Eye-watering tale of budding transgender ballerina is Cannes hit
Based on the true story of a 15-year-old girl trapped in a boy’s body who dreams of becoming a prima ballerina, Lukas Dhont’s Girl, has drawn rave reviews, with 16-year-old Victor Polster hailed for his stand-out cinematic debut.

Spike Lee rages against Trump
Spike Lee launched a searing broadside at Donald Trump after premiering his new movie BlacKkKlansman, an indictment of global white nationalism, to a standing ovation in Cannes.
Shaking with rage, Lee said Trump's refusal to condemn the deadly far-right protests in Charlottesville last August would be his “defining moment” as US president.

Romancing the maid: Indian film tackles taboo
In a country where millions of servants sleep on the floor of the homes they work in, the idea that a master might fall for the meek low-caste woman who is there to cook and scrub for him seemed ‘inconceivable’, said Rohena Gera whose new film, Sir, an upstairs-downstairs love story of a kind, she says, has never been seen in an Indian movie.

Arab cinema back with a bang, lepers, lust and class conflict
A boy who takes his parents to court for having him is one of a wave of Arab films that made people take notice.
Lebanese film-maker Nadine Labaki’s highly-anticipated third film Capernaum - about a 12-year-old boy with an axe to grind about being born into a miserable, loveless existence - has racked up a string of distribution deals ahead of its premiere.

Black actresses brave downpour to protest at Cannes
Sixteen black and mixed race actresses staged a glamorous red carpet protest at the Cannes film festival to denounce everyday racism in the French industry.
Led by Bamako star Aissa Maiga, they also launched their new book Being Black Is Not My Job, denouncing the prejudice they have suffered from directors and casting agents.
But the heavens opened as they stepped out onto the red carpet from their cars wearing spectacular gowns by Balmain´s mixed-race designer Olivier Rousteing.
Their march followed hot on the heels of an historic red carpet demonstration by 82 Hollywood stars, women directors, producers and scriptwriters, led by Cate Blanchett, demanding equal pay and status.

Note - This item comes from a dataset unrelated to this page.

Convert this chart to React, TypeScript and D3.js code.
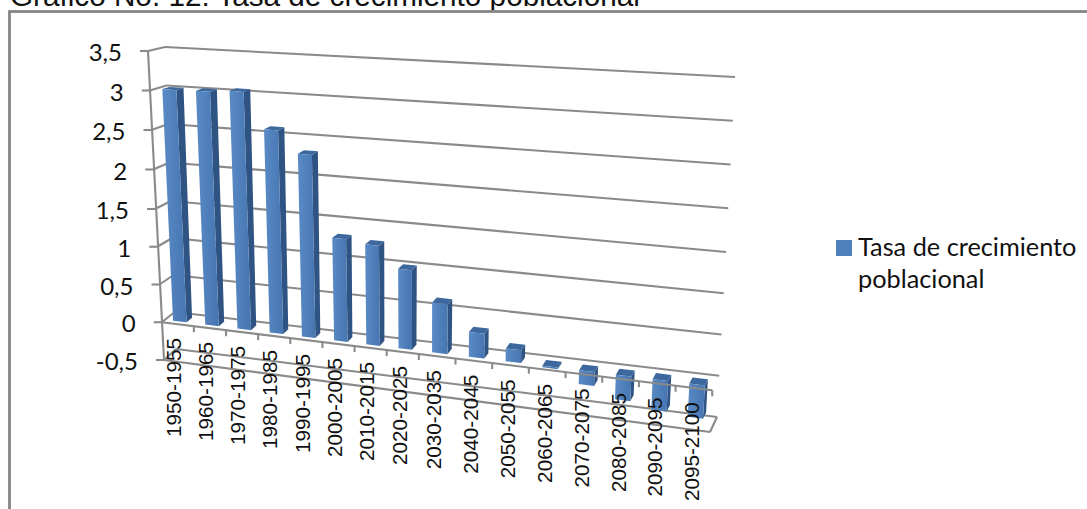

Middle-aged women are real action heroes, says Cannes director
Forget The Rock and Bruce Willis. Middle-aged women are the real action heroes, according to the maker of a fast-paced feminist film pleasing crowds at the Cannes film festival.
"If you look at any environmental movement, or any activist group, you will find it is middle-aged women who really change the world," he said. "They are the committed ones. They get things done."